JLL, in its "Global Real Estate Perspective February 2024" expects continued volatility in 2024, although post-pandemic disruptions are moderating with signs of strengthening occupier demand and renewed momentum in capital markets. Economic growth is set to be below trend and historic rates in 2024, but as inflation eases further and policy rates are cut, the second half of the year looks stronger and momentum should build from there into 2025.
Signs of gradual recovery in demand for offices
Following another year of transition for many office occupiers in 2023, there are signs of a gradual improvement in demand as interest rates peak and many companies reach an equilibrium in office attendance or advance their objectives in driving higher office utilization. According to JLL, global office leasing volumes in Q4 2023 increased by 13% from the previous quarter, and at nearly 9 million square meters reached the highest point since Q2 2022. The global vacancy rate rose another 25bps in the fourth quarter to a new high of 16.2%, with the largest increase recorded in North America, followed by Europe and Asia Pacific.
Rising activity in emerging living markets
Global housing markets continue to see a rise in renting and
a fall in home purchasing against a backdrop of constrained affordability.

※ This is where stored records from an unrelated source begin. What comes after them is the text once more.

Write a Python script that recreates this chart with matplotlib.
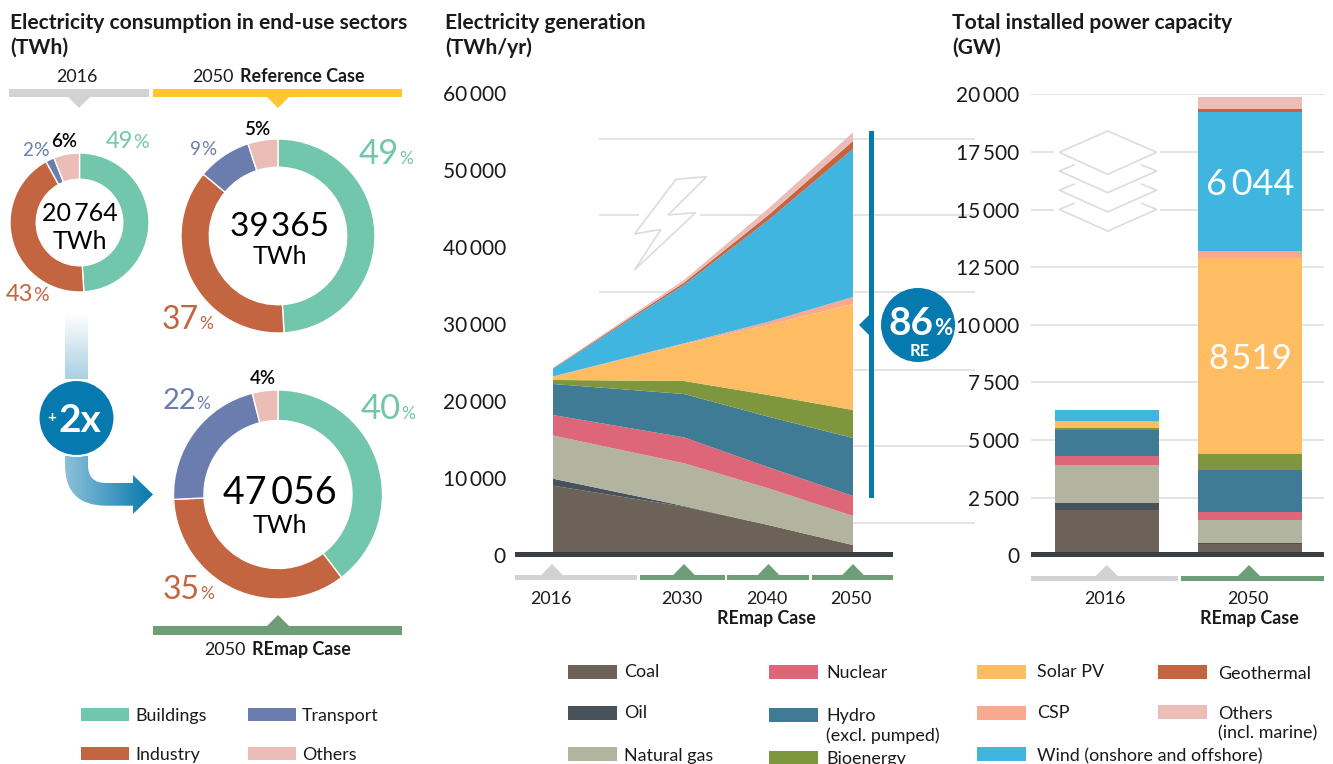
import numpy as np
import matplotlib
matplotlib.use('Agg')
import matplotlib.pyplot as plt
from matplotlib.patches import Polygon, Rectangle, Circle, PathPatch
from matplotlib.path import Path
from matplotlib.transforms import ScaledTranslation

plt.rcParams['font.family'] = ['Lato', 'DejaVu Sans']
W, H = 1333, 764
TS = '\u2009'
HS = '\u200a'

# ---- data ----
sectors = ['Buildings', 'Industry', 'Transport', 'Others']
share_2016 = [49, 43, 2, 6]
share_ref = [49, 37, 9, 5]
share_remap = [40, 35, 22, 4]
total_2016 = '20' + TS + '764'
total_ref = '39' + HS + '365'
total_remap = '47' + TS + '056'

gen_years = [2016, 2030, 2040, 2050]
gen_labels = ['2016', '2030', '2040', '2050']
gen_coal = [9000, 6270, 3890, 1290]
gen_oil = [910, 90, 0, 0]
gen_gas = [5610, 5550, 4770, 3780]
gen_nuclear = [2660, 3370, 2730, 2590]
gen_hydro = [4030, 5630, 6570, 7530]
gen_bio = [520, 1690, 2820, 3640]
gen_solar = [430, 4790, 9090, 13760]
gen_csp = [30, 100, 420, 920]
gen_wind = [1000, 7580, 13220, 19220]
gen_geo = [70, 300, 650, 1040]
gen_others = [30, 340, 860, 1120]
gen_ticks = [0, 10000, 20000, 30000, 40000, 50000, 60000]

cap_labels = ['2016', '2050']
cap_coal = [1970, 500]
cap_oil = [300, 38]
cap_gas = [1650, 998]
cap_nuclear = [390, 347]
cap_hydro = [1130, 1822]
cap_bio = [87, 694]
cap_solar = [303, 8519]
cap_csp = [0, 290]
cap_wind = [478, 6044]
cap_geo = [0, 130]
cap_others = [0, 520]
cap_ticks = [0, 2500, 5000, 7500, 10000, 12500, 15000, 17500, 20000]

# ---- style ----
C_SECT = ['#72c6ab', '#c26540', '#6b7dae', '#ecbcb7']
C_GEN = ['#6c6257', '#47525b', '#b2b4a0', '#dd6679', '#3f7b95', '#7e973f',
         '#febc63', '#faa98f', '#40b5e0', '#c26540', '#ecbcb7']
BLUE = '#0679ae'
GRID = '#dcdcdc'
GREY = '#d1d2d4'
GREEN = '#6d9e78'
YEL = '#ffc533'
DARK = '#3a3f44'
TXT = '#1a1a1a'


def fs(px):
    return px * 0.72


fig = plt.figure(figsize=(W / 100, H / 100), dpi=100, facecolor='white')


def rect(x0, y0, x1, y1):
    return [x0 / W, 1 - y1 / H, (x1 - x0) / W, (y1 - y0) / H]


def overlay(z):
    a = fig.add_axes([0, 0, 1, 1], zorder=z)
    a.set_xlim(0, W)
    a.set_ylim(H, 0)
    a.axis('off')
    a.patch.set_alpha(0)
    return a


bg = overlay(0)
fg = overlay(5)


def t(x, y, s, size=12.9, color=TXT, ha='left', va='baseline', weight='normal', ax=fg):
    return ax.text(x, y, s, fontsize=size, color=color, ha=ha, va=va, fontweight=weight)


def box(x0, y0, x1, y1, c, ax=fg, **kw):
    ax.add_patch(Rectangle((x0, y0), x1 - x0, y1 - y0, fc=c, ec='none', **kw))


def marker_bar(x0, x1, y0, y1, cx, apex, c):
    box(x0, y0, x1, y1, c)
    by = y0 if apex < y0 else y1
    fg.add_patch(Polygon([(cx - 11, by), (cx, apex), (cx + 11, by)], fc=c, ec='none'))


# ---- titles ----
for x, l1, l2 in [(10, 'Electricity consumption in end-use sectors', '(TWh)'),
                  (445, 'Electricity generation', '(TWh/yr)'),
                  (952, 'Total installed power capacity', '(GW)')]:
    t(x, 29, l1, 15.1, weight='bold')
    t(x, 54, l2, 15.1, weight='bold')

# ---- donuts ----
donuts = [(share_2016, 79.5, 222.5, 69.5, 43.3),
          (share_ref, 278, 236, 97, 68.7),
          (share_remap, 278, 494.5, 104.5, 74)]
for vals, cx, cy, R, r in donuts:
    a = fig.add_axes(rect(cx - R, cy - R, cx + R, cy + R), zorder=1)
    a.pie(vals, colors=C_SECT, startangle=90, counterclock=False, radius=1,
          wedgeprops=dict(width=1 - r / R, edgecolor='white', linewidth=1))
    a.set_xlim(-1, 1)
    a.set_ylim(-1, 1)


def pct(xnum_r, y, v, c, s1, s2):
    t(xnum_r + 1, y, str(v), s1, c, ha='right')
    t(xnum_r + 1, y, '%', s2, c)


pct(132, 148, share_2016[0], C_SECT[0], 17, 14)
pct(32, 156, share_2016[2], C_SECT[2], 13.5, 14)
pct(32, 300.7, share_2016[1], C_SECT[1], 17, 14)
t(64, 147, f'{share_2016[3]}%', 13.5, 'black', ha='center', weight='semibold')
pct(398, 164, share_ref[0], C_SECT[0], 25, 12.5)
pct(198, 329, share_ref[1], C_SECT[1], 23, 12.5)
pct(200, 155, share_ref[2], C_SECT[2], 13.5, 13.5)
t(257, 134.7, f'{share_ref[3]}%', 13.5, 'black', ha='center', weight='semibold')
pct(400, 419, share_remap[0], C_SECT[0], 25, 12.5)
pct(199, 599, share_remap[1], C_SECT[1], 23, 12.5)
pct(195, 409, share_remap[2], C_SECT[2], 21, 12.5)
t(262.5, 384, f'{share_remap[3]}%', 13.5, 'black', ha='center', weight='semibold')

t(79.5, 220.7, total_2016, 18, 'black', ha='center')
t(79.5, 249.3, 'TWh', 18, 'black', ha='center')
t(280, 236, total_ref, 24, 'black', ha='center')
t(280, 264, 'TWh', 18, 'black', ha='center')
t(280, 504, total_remap, 27, 'black', ha='center')
t(280, 533, 'TWh', 18, 'black', ha='center')

# headers of donuts
t(77, 82, '2016', ha='center')
t(234, 82, '2050', ha='right')
t(239.5, 82, 'Reference Case', weight='bold')
t(246, 655, '2050', ha='right')
t(251.5, 655, 'REmap Case', weight='bold')
marker_bar(9, 149, 89, 97, 79, 108, GREY)
marker_bar(153, 402, 89, 97, 278, 108, YEL)
marker_bar(153, 402, 626, 635, 278, 615, GREEN)

# ---- growth arrow ----
grad = np.linspace(0, 1, 64).reshape(1, -1)
cmap = matplotlib.colors.LinearSegmentedColormap.from_list('g', ['#8cc0da', BLUE])
im = fg.imshow(grad, extent=(65, 153, 516, 456), cmap=cmap, aspect='auto', zorder=1)
arrow = Path([(65, 456), (88, 456), (88, 465), (88, 483), (106, 483), (133, 483), (133, 475),
              (153, 494.5), (133, 514), (133, 505.7), (106, 505.7), (65, 505.7), (65, 465), (65, 456)],
             [1, 2, 2, 3, 3, 2, 2, 2, 2, 2, 2, 3, 3, 79])
clip = PathPatch(arrow, fc='none', ec='none', transform=fg.transData)
fg.add_patch(clip)
im.set_clip_path(clip)
cmap2 = matplotlib.colors.LinearSegmentedColormap.from_list('g2', ['#ffffff', '#a9d0e3'])
fg.imshow(np.linspace(0, 1, 64).reshape(-1, 1), extent=(65, 88, 379, 313), cmap=cmap2, aspect='auto', zorder=1)
fg.set_xlim(0, W)
fg.set_ylim(H, 0)
fg.add_patch(Circle((76.5, 418), 38, fc=BLUE, ec='white', lw=1.5, zorder=2))
t(51.5, 422, '+', 11, 'white', ha='center', weight='bold').set_zorder(3)
t(58, 431.7, '2x', 28, 'white', weight='bold').set_zorder(3)

# ---- legends ----
for lab, c, x, y in [(sectors[0], C_SECT[0], 81, 708), (sectors[2], C_SECT[2], 248, 708),
                     (sectors[1], C_SECT[1], 81, 747), (sectors[3], C_SECT[3], 248, 747)]:
    box(x, y, x + 48, y + 12.5, c)
    t(x + 54, y + 8, lab, va='center')

leg = [('Coal', 0, 568, 665, 624, 672), ('Oil', 1, 568, 706, 624, 713),
       ('Natural gas', 2, 568, 747, 624, 756), ('Nuclear', 3, 768.5, 665, 826, 673),
       ('Hydro\n(excl. pumped)', 4, 768.5, 708, 826, None), ('Bioenergy', 5, 768.5, 751, 826, 759),
       ('Solar PV', 6, 976.5, 665, 1037, 672), ('CSP', 7, 976.5, 706, 1037, 713),
       ('Wind (onshore and offshore)', 8, 976.5, 747, 1037, 756),
       ('Geothermal', 9, 1158, 665, 1218, 674), ('Others\n(incl. marine)', 10, 1158, 705, 1218, None)]
for lab, i, x, y, tx, ty in leg:
    box(x, y, x + 49, y + 14, C_GEN[i])
    if ty is None:
        a, b = lab.split('\n')
        y0 = 716 if i == 4 else 713.7
        t(tx, y0, a, va='center')
        t(tx, y0 + 19.5, b, va='center')
    else:
        t(tx, ty, lab, va='center')

# ---- generation area chart ----
for gy in [138.5, 215, 292, 369.5, 446, 523]:
    bg.plot([599, 975], [gy, gy], color=GRID, lw=1.1, solid_capstyle='butt')
bg.set_xlim(0, W)
bg.set_ylim(H, 0)
bg.add_patch(Rectangle((639, 205), 61, 20, fc='white', ec='none', zorder=3))
bolt = [(676, 179.3), (706.5, 176.7), (668, 215), (695.5, 212.7), (634.5, 270), (661, 229.3), (634.5, 234)]
bg.add_patch(Polygon(bolt, closed=True, fc='white', ec=GRID, lw=1.2, zorder=4))

a1 = fig.add_axes(rect(553, 93, 853, 555), zorder=2)
a1.patch.set_alpha(0)
fw = lambda x: np.interp(x, [2016, 2030, 2050], [0, 131, 300])
iv = lambda x: np.interp(x, [0, 131, 300], [2016, 2030, 2050])
a1.set_xscale('function', functions=(fw, iv))
a1.stackplot(gen_years, gen_coal, gen_oil, gen_gas, gen_nuclear, gen_hydro, gen_bio,
             gen_solar, gen_csp, gen_wind, gen_geo, gen_others, colors=C_GEN, linewidth=0)
a1.set_xlim(2016, 2050)
a1.set_ylim(0, 60000)
a1.set_yticks(gen_ticks)
a1.set_yticklabels([f'{v // 1000}{TS}000' if v else '0' for v in gen_ticks])
a1.set_xticks(gen_years)
a1.set_xticklabels(gen_labels)
a1.set_xticks([], minor=True)
a1.tick_params(axis='y', length=0, pad=fs(47), labelsize=15, labelcolor=TXT)
a1.tick_params(axis='x', length=0, pad=fs(36), labelsize=12.9, labelcolor=TXT)
for s in a1.spines.values():
    s.set_visible(False)
shift = ScaledTranslation(-2 / 100, 0, fig.dpi_scale_trans)
for l in a1.get_xticklabels():
    l.set_transform(l.get_transform() + shift)
t(766, 624, 'REmap Case', ha='center', weight='bold')

box(515, 552, 893, 557, DARK)
marker_bar(515, 637, 575.3, 580, 552, 564, GREY)
marker_bar(640, 724.6, 575.3, 580, 684, 564, GREEN)
marker_bar(727, 809, 575.3, 580, 768.5, 564, GREEN)
marker_bar(811.7, 893, 575.3, 580, 853, 564, GREEN)

box(869, 131, 874, 498, BLUE)
fg.add_patch(Polygon([(871, 313), (859, 325), (871, 337)], fc=BLUE, ec='none'))
fg.add_patch(Circle((918, 325), 37, fc=BLUE, ec='none'))
t(933, 335, '86', 28, 'white', ha='right', weight='bold')
t(934.5, 335, '%', 16, 'white', weight='bold')
t(919.5, 355.7, 'RE', 12, 'white', ha='center', weight='bold')

# ---- capacity bars ----
a2 = fig.add_axes(rect(1031, 94.3, 1324, 555.4), zorder=2)
a2.patch.set_alpha(0)
xpos = np.arange(len(cap_labels))
bottom = np.zeros(len(cap_labels))
for vals, c in zip([cap_coal, cap_oil, cap_gas, cap_nuclear, cap_hydro, cap_bio,
                    cap_solar, cap_csp, cap_wind, cap_geo, cap_others], C_GEN):
    a2.bar(xpos, vals, 0.727, bottom=bottom, color=c, linewidth=0, zorder=3)
    bottom += np.array(vals)
a2.set_xlim(-0.531, 1.517)
a2.set_ylim(0, 20000)
a2.set_yticks(cap_ticks)
a2.set_yticklabels([f'{v // 1000}{TS}{v % 1000:03d}' if v >= 1000 else '0' for v in cap_ticks])
a2.set_xticks(xpos)
a2.set_xticklabels(cap_labels)
a2.grid(axis='y', color=GRID, lw=1.1, zorder=0)
a2.set_axisbelow(True)
a2.tick_params(axis='y', length=0, pad=fs(12), labelsize=15, labelcolor=TXT)
a2.tick_params(axis='x', length=0, pad=fs(36), labelsize=12.9, labelcolor=TXT)
for s in a2.spines.values():
    s.set_visible(False)
for l in a2.get_xticklabels():
    l.set_transform(l.get_transform() + shift)
a2.text(1, cap_coal[1] + cap_oil[1] + cap_gas[1] + cap_nuclear[1] + cap_hydro[1] + cap_bio[1] + cap_solar[1] / 2,
        '8' + HS + '519', color='white', fontsize=25, ha='center', va='center_baseline', zorder=4)
a2.text(1, cap_coal[1] + cap_oil[1] + cap_gas[1] + cap_nuclear[1] + cap_hydro[1] + cap_bio[1] + cap_solar[1] + cap_csp[1] + cap_wind[1] / 2,
        '6' + TS + '044', color='white', fontsize=26, ha='center', va='center_baseline', zorder=4)
t(1249, 624, 'REmap Case', ha='center', weight='bold')
box(1031, 552, 1324, 557, DARK)
marker_bar(1031, 1178, 576, 581, 1106.7, 565, GREY)
marker_bar(1181, 1324, 576, 581, 1249, 565, GREEN)

# layers icon
box(1054, 145, 1160, 215, 'white')
fg.add_patch(Polygon([(1059.3, 152.3), (1107.7, 131), (1156.7, 152.3), (1107.7, 174.3)],
                     closed=True, fc='white', ec=GRID, lw=1.2))
for k in range(3):
    d = 19.2 * k
    fg.plot([1074, 1059.3, 1107.7, 1156.7, 1141.7],
            [165 + d, 171 + d, 192.7 + d, 171 + d, 165 + d], color=GRID, lw=1.2)
fg.set_xlim(0, W)
fg.set_ylim(H, 0)

fig.savefig('out.png', dpi=100)
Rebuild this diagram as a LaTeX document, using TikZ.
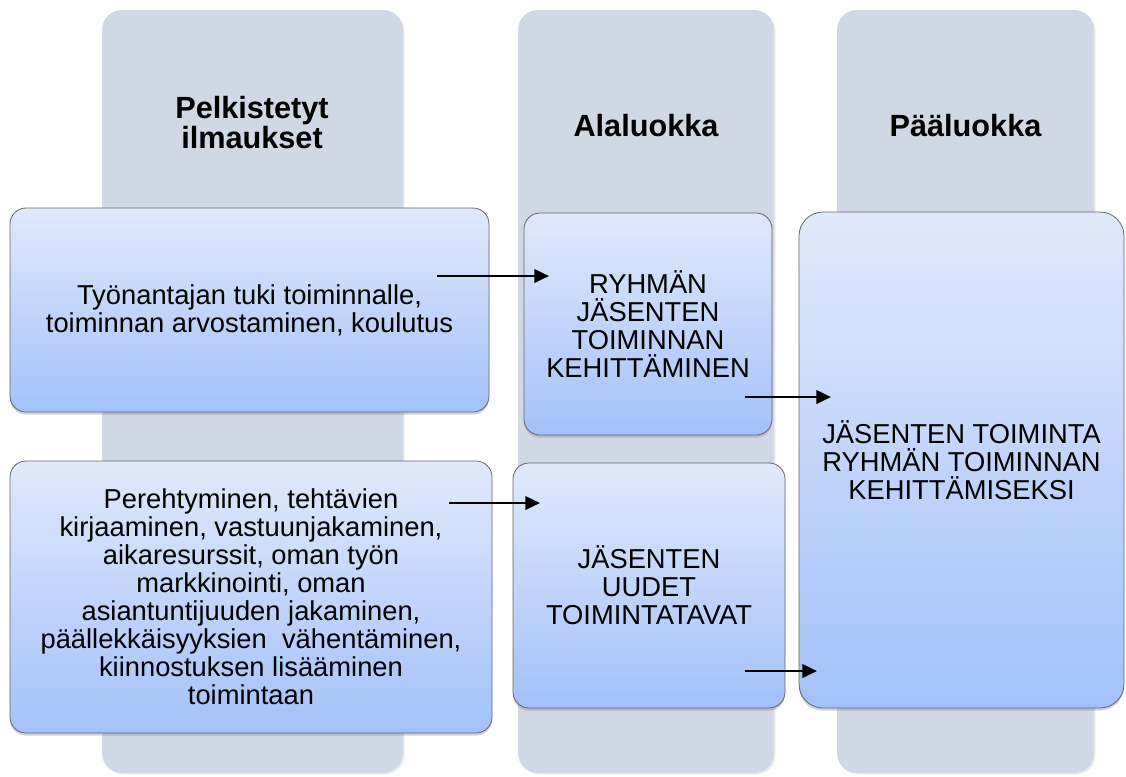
\documentclass[tikz,border=0pt]{standalone}
\usepackage{fontspec}
\setmainfont{Liberation Sans}
\usetikzlibrary{arrows.meta,shadows,positioning}
\definecolor{kolharmaa}{HTML}{D0D7E5}
\definecolor{laatylä}{HTML}{E0E9FB}
\definecolor{laatala}{HTML}{A3C1F9}
\definecolor{laatreuna}{HTML}{666666}

\begin{document}
\begin{tikzpicture}[
    x=0.75pt,y=-0.75pt,
    sarake/.style   = {rectangle, rounded corners=15pt, fill=kolharmaa,
                       minimum width=#1, minimum height=572.25pt, inner sep=0pt,
                       drop shadow={opacity=0.15, shadow xshift=1.2pt, shadow yshift=-1.2pt}},
    otsikko/.style  = {font=\fontsize{23}{22.5}\selectfont\bfseries, align=center},
    laatikko/.style = {rectangle, rounded corners=12pt, draw=laatreuna, line width=0.6pt,
                       top color=laatylä, bottom color=laatala, align=center,
                       font=\fontsize{20.5}{21}\selectfont, inner sep=0pt,
                       drop shadow={opacity=0.35, shadow xshift=0pt, shadow yshift=-2pt}},
    nuoli/.style    = {-{Triangle[length=11pt,width=10pt]}, line width=2pt},
  ]

  \useasboundingbox (0,0) rectangle (1126,776);

  % taustasarakkeet
  \node[sarake=225.75pt] (s1) at (252.5,391.5) {};
  \node[sarake=192pt]    (s2) at (646,391.5)   {};
  \node[sarake=192.75pt] (s3) at (965.5,391.5) {};

  \node[otsikko] (o1) at (252,123)   {Pelkistetyt\\ilmaukset};
  \node[otsikko] (o2) at (646,126)   {Alaluokka};
  \node[otsikko] (o3) at (965.5,126) {Pääluokka};

  % ilmaukset
  \node[laatikko, minimum width=359.25pt, minimum height=153pt] (a1) at (249.5,310)
       {Työnantajan tuki toiminnalle,\\toiminnan arvostaminen, koulutus};
  \node[laatikko, minimum width=361.5pt, minimum height=204pt] (a2) at (251,597)
       {Perehtyminen, tehtävien\\kirjaaminen, vastuunjakaminen,\\aikaresurssit, oman työn\\
        markkinointi, oman\\asiantuntijuuden jakaminen,\\päällekkäisyyksien\ \ vähentäminen,\\
        kiinnostuksen lisääminen\\toimintaan};

  % alaluokat
  \node[laatikko, minimum width=186pt, minimum height=166.5pt] (b1) at (648,324)
       {RYHMÄN\\JÄSENTEN\\TOIMINNAN\\KEHITTÄMINEN};
  \node[laatikko, minimum width=204pt, minimum height=183.75pt] (b2) at (649,585.5)
       {JÄSENTEN\\UUDET\\TOIMINTATAVAT};

  % pääluokka
  \node[laatikko, rounded corners=18pt, minimum width=243.75pt, minimum height=372pt] (c) at (961.5,460)
       {JÄSENTEN TOIMINTA\\RYHMÄN TOIMINNAN\\KEHITTÄMISEKSI};

  \coordinate (n1a) at (437,276);  \coordinate (n1b) at (549,276);
  \coordinate (n2a) at (745,397);  \coordinate (n2b) at (831,397);
  \coordinate (n3a) at (449,503);  \coordinate (n3b) at (540,503);
  \coordinate (n4a) at (745,671);  \coordinate (n4b) at (817,671);

  \foreach \n in {1,2,3,4} \draw[nuoli] (n\n a) -- (n\n b);

\end{tikzpicture}
\end{document}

Pressures are mounting in many rental markets, with housing supply falling and
demand growing. Long-term structural trends including aging populations, demand
for education, and limited housing availability continue to underpin investor
conviction for living investment strategies.
Despite challenged capital markets, living investment reached its highest share of total real estate investment on record in EMEA and Asia Pacific during 2023. In the Americas, however, living volumes declined sharply with the multifamily sector facing short-term supply pressures; nonetheless, activity is expected to rebound to pre-pandemic levels over the next 12-18 months. Living alternatives such as single-family rental (SFR), student housing and co-living continued to generate interest globally as investors focus on diversifying income.
Urban hotel performance accelerating
While global hotel revenue per available room (RevPAR) remains elevated, surpassing 2019 levels by 11.7% through the first eleven months of 2023, performance has begun to normalize as some leisure travel contracts. Stabilization has weighed heaviest in resort markets, predominantly in the Americas and EMEA, with Asia Pacific continuing to accelerate as intraregional travel grows following border reopenings. Global urban market performance is strengthening, propelled by a surge in international travel and the return of business and group demand. Markets like London, New York and Tokyo are expected to lead global RevPAR performance in 2024 as travelers continue to return to cities.
Following the removal of all post-pandemic restrictions, global international travel surged in 2023, reaching 87% of 2019 levels. The effect on urban hotel demand cannot be understated as historically there has been a 90% correlation between inbound foreign arrivals and urban hotel occupancy, with the greatest impact in gateway markets such as London, New York and Tokyo. As we head into 2024, we expect international travel to accelerate further, with Europe likely the largest beneficiary as it prepares for the Summer Olympics in Paris and Taylor Swift takes her Eras Tour to the UK and Western Europe. This pickup in travel should also fuel global hotel liquidity. Foreign capital, which has been largely absent since the onset of Covid, is anticipated to be increasingly active over the next 12 months. Middle Eastern and Asian investors will likely be the most acquisitive, with urban markets in Europe and select U.S. cities the largest beneficiaries of capital.